Since then, thanks primarily to the general secretaries of UNITE and the RMT, Len McCluskey and Bob Crow, attempts by the leadership of the TUC to rule out a general strike have been blocked.
Unions are currently being consulted on the possibilities of a general strike and we have to campaign for positive responses from as many unions as possible.
However, we also have to recognise that, at this stage, only the PCS has concrete plans to ballot for strike action, and to call for other unions to co-ordinate their action alongside them.
It is likely to take further pressure to force wider co-ordinated action. However, a 24 hour general strike is firmly on the agenda, although it could be delayed, possibly for longer than many expect, because of the right-wing trade union leaders dragging their feet.
However, even if this was the case our party can still make gains as a result of spearheading a campaign for a 24 hour general strike.
We can increase our authority among key sections of workers as well as recruiting a layer of trade union militants, preparing the ground for much larger scale recruitment on the basis of events.
8. As the events of the last two years have shown, the working class will find the means to fight back despite the faults of its leadership.
The question is not whether or not there will be struggle but whether that struggle is organised into a powerful force or will be inchoate and disorganised due to lack of leadership.
Lack of leadership can also lead to struggles developing on a sectional or local level, without the workers involved, in the short term, necessarily understanding the need for making common cause with other sections of the working class or, where they can see the need, not being able to find a route to do so.
The government has temporarily succeeded in increasing the divisions in the working class, particularly between workers and the unemployed, and can also attempt to exploit other divisions, such as along racial or gender lines, or between the public and private sector, and the employed and retired.
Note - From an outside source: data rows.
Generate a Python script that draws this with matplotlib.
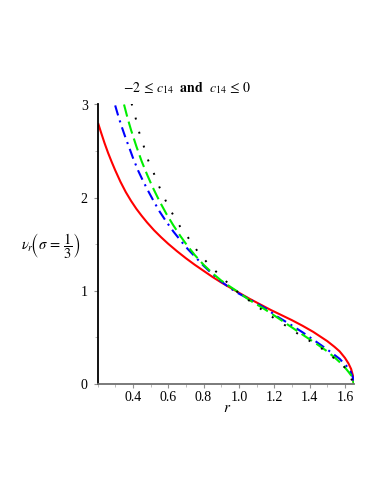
import matplotlib
matplotlib.use("Agg")
import matplotlib.pyplot as plt
from matplotlib.ticker import MultipleLocator

# values
red_r = [0.205, 0.22, 0.24, 0.26, 0.28, 0.30, 0.33, 0.36, 0.39, 0.42, 0.45, 0.48,
         0.52, 0.56, 0.60, 0.65, 0.70, 0.75, 0.80, 0.85, 0.90, 0.95, 1.00, 1.06,
         1.12, 1.18, 1.24, 1.30, 1.36, 1.42, 1.46, 1.50, 1.54, 1.57, 1.60, 1.62,
         1.635, 1.645, 1.65]
red_v = [2.79, 2.70, 2.585, 2.48, 2.385, 2.295, 2.17, 2.06, 1.965, 1.88, 1.805, 1.735,
         1.65, 1.575, 1.505, 1.425, 1.35, 1.28, 1.215, 1.15, 1.09, 1.035, 0.98, 0.915,
         0.855, 0.795, 0.74, 0.685, 0.625, 0.56, 0.51, 0.46, 0.40, 0.35, 0.28, 0.22,
         0.16, 0.09, 0.0]

blue_r = [0.30, 0.32, 0.34, 0.36, 0.38, 0.40, 0.43, 0.46, 0.49, 0.52, 0.55, 0.59,
          0.63, 0.67, 0.71, 0.75, 0.80, 0.85, 0.90, 0.95, 0.99, 1.06, 1.16, 1.22,
          1.29, 1.36, 1.44, 1.50, 1.57, 1.61, 1.63, 1.645, 1.65]
blue_v = [2.99, 2.86, 2.745, 2.635, 2.535, 2.43, 2.29, 2.17, 2.06, 1.955, 1.855, 1.74,
          1.635, 1.54, 1.45, 1.37, 1.27, 1.18, 1.10, 1.03, 0.98, 0.91, 0.80, 0.72,
          0.64, 0.555, 0.45, 0.37, 0.27, 0.19, 0.14, 0.07, 0.0]

green_r = [0.35, 0.37, 0.39, 0.42, 0.45, 0.48, 0.51, 0.55, 0.59, 0.63, 0.67, 0.71,
           0.75, 0.80, 0.85, 0.90, 0.95, 0.99, 1.06, 1.14, 1.22, 1.29, 1.36, 1.44,
           1.50, 1.55, 1.59, 1.62, 1.64, 1.65]
green_v = [3.0, 2.855, 2.725, 2.55, 2.39, 2.25, 2.12, 1.965, 1.825, 1.70, 1.585, 1.48,
           1.385, 1.28, 1.19, 1.11, 1.045, 0.995, 0.90, 0.81, 0.71, 0.62, 0.53, 0.43,
           0.35, 0.27, 0.20, 0.13, 0.08, 0.0]

black_r = [0.393, 0.415, 0.436, 0.462, 0.487, 0.519, 0.551, 0.585, 0.625, 0.667,
           0.717, 0.764, 0.817, 0.874, 0.934, 0.996, 1.062, 1.128, 1.196, 1.27,
           1.341, 1.411, 1.477, 1.543, 1.61, 1.65]
black_v = [3.01, 2.86, 2.70, 2.55, 2.40, 2.26, 2.11, 1.97, 1.825, 1.69, 1.56, 1.43,
           1.31, 1.20, 1.09, 0.98, 0.89, 0.80, 0.71, 0.62, 0.53, 0.45, 0.37, 0.27,
           0.16, 0.0]

x_ticks = [0.4, 0.6, 0.8, 1.0, 1.2, 1.4, 1.6]
y_ticks = [0, 1, 2, 3]

plt.rcParams["font.family"] = ["Liberation Serif", "DejaVu Serif"]
plt.rcParams["mathtext.fontset"] = "stix"

fig = plt.figure(figsize=(3.82, 4.94), dpi=100)
ax = fig.add_axes([97.5 / 382, 1 - 384 / 494, (353.8 - 97.5) / 382, (384 - 104.5) / 494])

ax.plot(red_r, red_v, color="#ff0000", lw=1.5)
ax.plot(blue_r, blue_v, color="#0000ff", lw=1.5, ls=(0, (5, 2.5, 1, 2.5)))
ax.plot(green_r, green_v, color="#00ee00", lw=1.5, ls=(0, (6, 2.5)))
ax.plot(black_r, black_v, color="black", lw=1.4, ls=(0, (1, 6.5)))

ax.set_xlim(0.2, 1.65)
ax.set_ylim(0, 3)
ax.set_xticks(x_ticks)
ax.set_xticklabels([f"{t:.1f}" for t in x_ticks])
ax.set_yticks(y_ticks)
ax.xaxis.set_minor_locator(MultipleLocator(0.1))
ax.yaxis.set_minor_locator(MultipleLocator(0.5))

for side in ("top", "right"):
    ax.spines[side].set_visible(False)
ax.spines["left"].set_color("black")
ax.spines["left"].set_linewidth(1.3)
ax.spines["bottom"].set_color("#707070")
ax.spines["bottom"].set_linewidth(1.3)

ax.tick_params(axis="both", which="major", labelsize=10, length=3, width=0.8,
               color="#909090", pad=2)
ax.tick_params(axis="both", which="minor", length=2, width=0.6, color="#b0b0b0")
ax.tick_params(axis="y", pad=4)

fig.text(187 / 382, 1 - 88 / 494,
         r"$-2\,\leq\,c_{14}$  $\mathbf{and}$  $c_{14}\,\leq\,0$",
         ha="center", va="center", fontsize=10)
fig.text(51 / 382, 1 - 246 / 494, r"$\nu_r\!\left(\sigma\,=\,\dfrac{1}{3}\right)$",
         ha="center", va="center", fontsize=10.5)
fig.text(227 / 382, 1 - 408 / 494, r"$r$", ha="center", va="center", fontsize=11)

fig.savefig("out.png", dpi=100)
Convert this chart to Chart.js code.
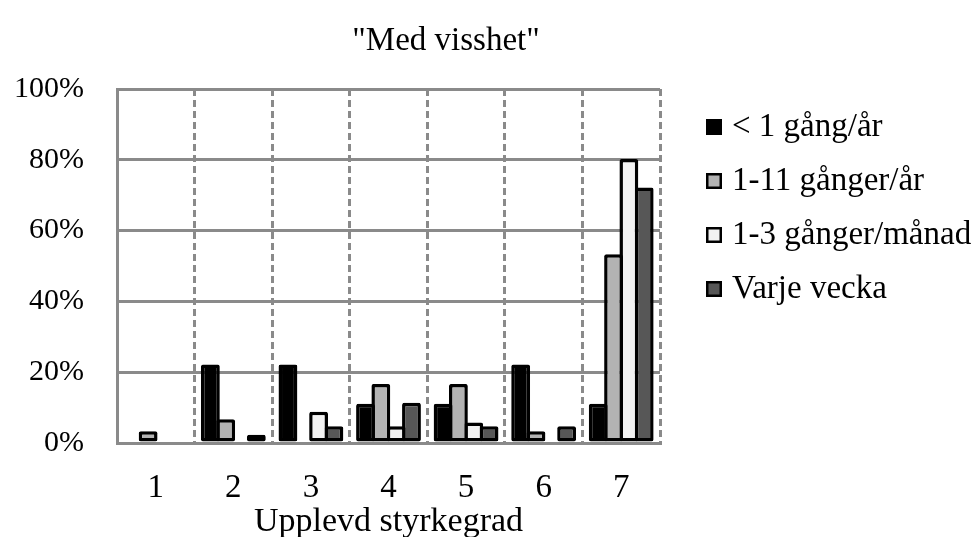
<!DOCTYPE html>
<html>
<head>
<meta charset="utf-8">
<script src="https://cdn.jsdelivr.net/npm/chart.js@4.4.1/dist/chart.umd.min.js"></script>
<style>
  html, body { margin: 0; padding: 0; background: #ffffff; }
  #wrap { width: 978px; height: 537px; }
</style>
</head>
<body>
<div id="wrap"><canvas id="c" width="978" height="537"></canvas></div>
<script>
const categories = ['1', '2', '3', '4', '5', '6', '7'];
const seriesNames = ['< 1 gång/år', '1-11 gånger/år', '1-3 gånger/månad', 'Varje vecka'];
const lessThanOnce = [0, 22.2, 22.2, 11.1, 11.1, 22.2, 11.1];
const elevenPerYear = [3.3, 6.7, 0, 16.7, 16.7, 3.3, 53.3];
const threePerMonth = [0, 0, 8.8, 4.7, 5.8, 0, 80.2];
const everyWeek = [0, 2.3, 4.7, 11.4, 4.7, 4.7, 72.2];
const yTicks = [0, 20, 40, 60, 80, 100];
const chartTitle = '"Med visshet"';
const xAxisTitle = 'Upplevd styrkegrad';

const FONT = 'Liberation Serif, Times New Roman, serif';
const GRID = '#8a8a8a';
const fills = ['#000000', '#b3b3b3', '#f2f2f2', '#575757'];
const seriesData = [lessThanOnce, elevenPerYear, threePerMonth, everyWeek];

const textPlugin = {
  id: 'sideLegendAndTitle',
  afterDraw(chart) {
    const ctx = chart.ctx;
    ctx.save();
    // title
    ctx.fillStyle = '#000';
    ctx.font = '33px ' + FONT;
    ctx.textAlign = 'center';
    ctx.textBaseline = 'middle';
    ctx.fillText(chartTitle, 446, 41);
    // legend
    chart.data.datasets.forEach((ds, i) => {
      const cy = 127 + i * 54;
      const bx = 706, bs = 16;
      ctx.fillStyle = ds.backgroundColor;
      ctx.fillRect(bx, cy - bs / 2, bs, bs);
      ctx.lineWidth = 2.5;
      ctx.strokeStyle = '#000';
      ctx.strokeRect(bx + 1.25, cy - bs / 2 + 1.25, bs - 2.5, bs - 2.5);
      ctx.fillStyle = '#000';
      ctx.font = '33px ' + FONT;
      ctx.textBaseline = 'middle';
      ctx.textAlign = 'left';
      ctx.fillText(ds.label, 732, cy);
    });
    ctx.restore();
  }
};

new Chart(document.getElementById('c'), {
  type: 'bar',
  data: {
    labels: categories,
    datasets: seriesNames.map((name, i) => ({
      label: name,
      data: seriesData[i],
      backgroundColor: fills[i],
      borderColor: '#000000',
      borderWidth: 3.5,
      borderSkipped: false,
      borderRadius: 2,
      categoryPercentage: 0.79,
      barPercentage: 1.23
    }))
  },
  options: {
    responsive: false,
    animation: false,
    devicePixelRatio: 1,
    layout: { padding: { left: 0, right: 318, top: 89, bottom: 0 } },
    plugins: {
      legend: { display: false },
      tooltip: { enabled: false },
      title: { display: false }
    },
    scales: {
      x: {
        grid: { display: true, offset: true, drawTicks: false, color: GRID, lineWidth: 3 },
        border: { display: true, color: GRID, width: 3, dash: [7, 4] },
        ticks: { color: '#000', font: { family: FONT, size: 33 }, padding: 26 },
        title: {
          display: true, text: xAxisTitle, color: '#000',
          font: { family: FONT, size: 34 }, padding: { top: 0, bottom: -5 }
        },
        afterFit(scale) { scale.height = 94; }
      },
      y: {
        min: 0, max: 100,
        afterBuildTicks(scale) { scale.ticks = yTicks.map(v => ({ value: v })); },
        grid: { drawTicks: false, color: GRID, lineWidth: 3 },
        border: { display: true, color: GRID, width: 3 },
        ticks: {
          color: '#000', font: { family: FONT, size: 30 }, padding: 33,
          callback: v => v + '%'
        },
        afterFit(scale) { scale.width = 117; }
      }
    }
  },
  plugins: [textPlugin]
});
</script>
</body>
</html>
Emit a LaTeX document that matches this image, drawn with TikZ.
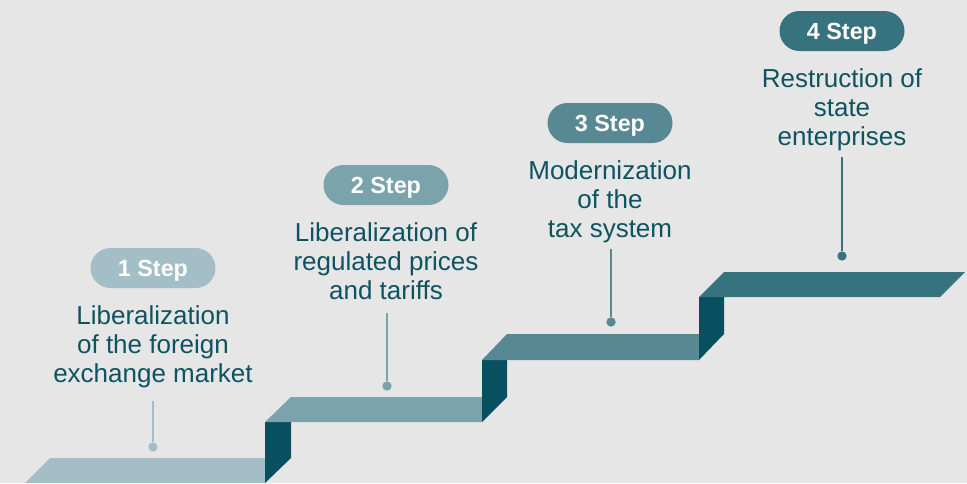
\documentclass[tikz,border=0pt]{standalone}
\usepackage{fontspec}
\setmainfont{Liberation Sans}
\usetikzlibrary{positioning}

\definecolor{bggrey}{HTML}{E6E6E6}
\definecolor{stepone}{HTML}{A3BEC6}
\definecolor{steptwo}{HTML}{7BA3AB}
\definecolor{stepthree}{HTML}{588893}
\definecolor{stepfour}{HTML}{37737F}
\definecolor{riser}{HTML}{08505F}
\definecolor{textteal}{HTML}{0D5361}

\tikzset{
  badge/.style={fill=#1, rounded corners=15pt, minimum width=93.75pt, minimum height=30pt,
    inner sep=0pt, text height=12.4pt, text depth=0pt, text=white,
    font=\bfseries\fontsize{17.5}{17.5}\selectfont},
  caption/.style={align=center, text=textteal, inner sep=0pt,
    font=\fontsize{19.5}{21.75}\selectfont},
  pindot/.style={fill=#1, circle, minimum size=7pt, inner sep=0pt},
  pinline/.style={draw=#1, line width=1.6pt},
}

\begin{document}
\begin{tikzpicture}[x=0.75pt,y=-0.75pt]
  \fill[bggrey] (0,0) rectangle (967,483);
  \useasboundingbox (0,0) rectangle (967,483);

  %% stairs
  \fill[stepone] (25,483) -- (50,458) -- (265,458) -- (265,483) -- cycle;
  \fill[riser] (265,422) -- (291,422) -- (291,458) -- (265,483) -- cycle;

  \fill[steptwo] (265,422) -- (291,397) -- (482,397) -- (482,422) -- cycle;
  \fill[riser] (482,360) -- (507,360) -- (507,397) -- (482,422) -- cycle;

  \fill[stepthree] (482,360) -- (507,334) -- (699,334) -- (699,360) -- cycle;
  \fill[riser] (699,297) -- (724,297) -- (724,334) -- (699,360) -- cycle;

  \fill[stepfour] (699,297) -- (724,272) -- (965,272) -- (940,297) -- cycle;

  %% step 1
  \node[badge=stepone] (badge1) at (153,268) {1 Step};
  \node[caption, below=13pt of badge1] (cap1) {Liberalization\\of the foreign\\exchange market};
  \node[pindot=stepone] (dot1) at (153,447) {};
  \coordinate (top1) at (153,401);
  \draw[pinline=stepone] (top1) -- (dot1);

  %% step 2
  \node[badge=steptwo] (badge2) at (386,185) {2 Step};
  \node[caption, below=13pt of badge2] (cap2) {Liberalization of\\regulated prices\\and tariffs};
  \node[pindot=steptwo] (dot2) at (387,386) {};
  \coordinate (top2) at (387,313);
  \draw[pinline=steptwo] (top2) -- (dot2);

  %% step 3
  \node[badge=stepthree] (badge3) at (610,123) {3 Step};
  \node[caption, below=13pt of badge3] (cap3) {Modernization\\of the\\tax system};
  \node[pindot=stepthree] (dot3) at (611,322) {};
  \coordinate (top3) at (611,249);
  \draw[pinline=stepthree] (top3) -- (dot3);

  %% step 4
  \node[badge=stepfour] (badge4) at (842,31) {4 Step};
  \node[caption, below=13pt of badge4] (cap4) {Restruction of\\state\\enterprises};
  \node[pindot=stepfour] (dot4) at (842,256) {};
  \coordinate (top4) at (842,157);
  \draw[pinline=stepfour] (top4) -- (dot4);

\end{tikzpicture}
\end{document}
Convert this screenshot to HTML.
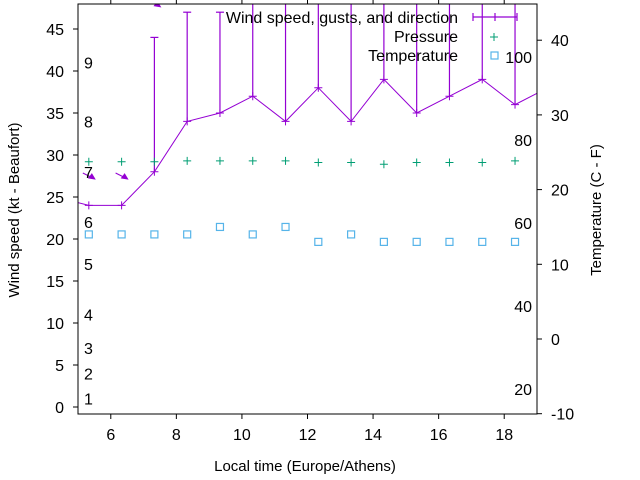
<!DOCTYPE html>
<html><head><meta charset="utf-8"><style>body{margin:0;background:#fff}svg{display:block;font-family:"Liberation Sans",sans-serif}</style></head>
<body>
<svg id="chart" width="640" height="480" viewBox="0 0 640 480" xmlns="http://www.w3.org/2000/svg"></svg>
<script>
const hours = [4.33,5.33,6.33,7.33,8.33,9.33,10.33,11.33,12.33,13.33,14.33,15.33,16.33,17.33,18.33,19.33];
const windSpeed = [25,24,24,28,34,35,37,34,38,34,39,35,37,39,36,38];
const gusts = [null,null,null,44,47,47,52,52,52,52,52,52,52,52,52,null];
const pressure = [null,29.2,29.2,29.2,29.3,29.3,29.3,29.3,29.1,29.1,28.9,29.1,29.1,29.1,29.3,null];
const temperature = [null,14,14,14,14,15,14,15,13,14,13,13,13,13,13,null];
const arrowHours = [5.33,6.33,7.33];
const arrowSpeeds = [27.5,27.5,48];
const leftTicks = [0,5,10,15,20,25,30,35,40,45];
const rightTicks = [-10,0,10,20,30,40];
const xTicks = [6,8,10,12,14,16,18];
const beaufortLabels = ["1","2","3","4","5","6","7","8","9"];
const beaufortKt = [1,4,7,11,17,22,28,34,41];
const fahrenheitLabels = ["20","40","60","80","100"];
const fahrenheitVals = [20,40,60,80,100];

const L=78,R=537,T=4,B=414;
const X=h=>L+(h-5)*(R-L)/14;
const Y=v=>407-v*8.4;
const Y2=c=>339-c*7.47;
const svg=document.getElementById('chart');
const NS='http://www.w3.org/2000/svg';
function mk(tag,attrs,parent){const e=document.createElementNS(NS,tag);for(const k in attrs)e.setAttribute(k,attrs[k]);(parent||svg).appendChild(e);return e;}
const defs=mk('defs',{});
const cp=mk('clipPath',{id:'clip'},defs);mk('rect',{x:L,y:T,width:R-L,height:B-T},cp);
const plot=mk('g',{'clip-path':'url(#clip)'});


const purple='#9400d3';

// gust bars
hours.forEach((h,i)=>{if(gusts[i]==null)return;
 const g=mk('g',{},plot);
 
 
 mk('line',{x1:X(h),x2:X(h),y1:Y(windSpeed[i]),y2:Y(gusts[i]),stroke:purple,'stroke-width':1.2},g);
 mk('line',{x1:X(h)-4,x2:X(h)+4,y1:Y(gusts[i]),y2:Y(gusts[i]),stroke:purple,'stroke-width':1.2},g);
});
// wind line
const wl=mk('polyline',{points:hours.map((h,i)=>X(h)+','+Y(windSpeed[i])).join(' '),fill:'none',stroke:purple,'stroke-width':1},plot);


hours.forEach((h,i)=>{const p=mk('path',{d:`M${X(h)-4},${Y(windSpeed[i])}h8M${X(h)},${Y(windSpeed[i])-4}v8`,stroke:purple,'stroke-width':1},plot);
 
 });
// arrows
arrowHours.forEach((h,i)=>{const x=X(h),y=Y(arrowSpeeds[i]);
 const a=mk('g',{},plot);
 
 
 mk('line',{x1:x-6,y1:y-3,x2:x+4,y2:y+2,stroke:purple,'stroke-width':1},a);
 mk('path',{d:`M${x+6},${y+3}l-6,-1l3,-4z`,fill:purple,stroke:purple},a);
});
// pressure
hours.forEach((h,i)=>{if(pressure[i]==null)return;const x=X(h),y=Y(pressure[i]);
 const p=mk('path',{d:`M${x-4},${y}h8M${x},${y-4}v8`,stroke:'#009e73','stroke-width':1},plot);
 
 });
// temperature
hours.forEach((h,i)=>{if(temperature[i]==null)return;const x=X(h),y=Y2(temperature[i]);
 const r=mk('rect',{x:x-3.5,y:y-3.5,width:7,height:7,fill:'none',stroke:'#56b4e9','stroke-width':1.2},plot);
 
 });

// axes frame
const fr=mk('rect',{x:L,y:T,width:R-L,height:B-T,fill:'none',stroke:'#000','stroke-width':1});


function txt(s,x,y,anchor,size,name){const t=mk('text',{x,y,'text-anchor':anchor,'font-size':size||16,fill:'#000'});t.textContent=s;
 
 return t;}
leftTicks.forEach(v=>{mk('line',{x1:L-5,x2:L,y1:Y(v),y2:Y(v),stroke:'#000'});txt(String(v),L-14,Y(v)+6,'end',16,'left-tick-label');});
rightTicks.forEach(v=>{mk('line',{x1:R,x2:R+5,y1:Y2(v),y2:Y2(v),stroke:'#000'});txt(String(v),R+14,Y2(v)+6,'start',16,'right-tick-label');});
xTicks.forEach(v=>{mk('line',{x1:X(v),x2:X(v),y1:B,y2:B+5,stroke:'#000'});mk('line',{x1:X(v),x2:X(v),y1:0,y2:T,stroke:'#000'});txt(String(v),X(v),B+26,'middle',16,'x-tick-label');});
beaufortLabels.forEach((s,i)=>txt(s,84,Y(beaufortKt[i])+6,'start',16,'beaufort-label'));
fahrenheitLabels.forEach((s,i)=>txt(s,532,Y2((fahrenheitVals[i]-32)*5/9)+6,'end',16,'fahrenheit-label'));
txt('Local time (Europe/Athens)',305,471,'middle',15,'x-axis-title');
const yl=txt('Wind speed (kt - Beaufort)',19,210,'middle',15,'y-axis-title');yl.setAttribute('transform','rotate(-90 19 210)');
const yr=txt('Temperature (C - F)',601,210,'middle',15,'y2-axis-title');yr.setAttribute('transform','rotate(-90 601 210)');
// legend
txt('Wind speed, gusts, and direction',458,23,'end',16,'legend-wind');
mk('path',{d:'M473,17h44M473,13v8M495,13v8M517,13v8',stroke:purple,'stroke-width':1.2});
txt('Pressure',458,42,'end',16,'legend-pressure');
mk('path',{d:'M490,37h8M494,33v8',stroke:'#009e73'});
txt('Temperature',458,61,'end',16,'legend-temperature');
mk('rect',{x:491,y:52,width:7,height:7,fill:'none',stroke:'#56b4e9','stroke-width':1.2});
</script>
</body></html>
Nonetheless, Britain has entered a protracted period of class struggles, as the working class attempts to resist endless austerity.
This flows from the continuation of the economic crisis, the worst British capitalism has faced in at least 80 years, possibly ever.
The situation in the world is dealt with in the thesis agreed at the recent IEC of the CWI, which must be taken in conjunction with this document.
Although the CPI figure looks like it leads to a cut in real wages of 1%, in fact for those over 21 working 26 hours or more a week, the after-tax pay rise on the basis of a gross 1.7% rise would be at most only about 1.1% (even less, also counting in any additional pension deductions).
The official CPI annual increase of 2.7% also included rises in food and soft drink prices of 3.2% and in housing and energy costs of 5% (see www.ons.gov.uk: ONS CPI Briefing note dated 15 Jan 2013, page 6 ).
Bearing in mind both that these items are a higher proportion of expenditure in lower and averagely-paid households and also the higher RPI figure, it can be seen that the cut in real living standards continues apace at over 2% for very many households, even according to official figures. (We also need to take into account that the same percentage can mean completely different things, depending on the size of the original income.)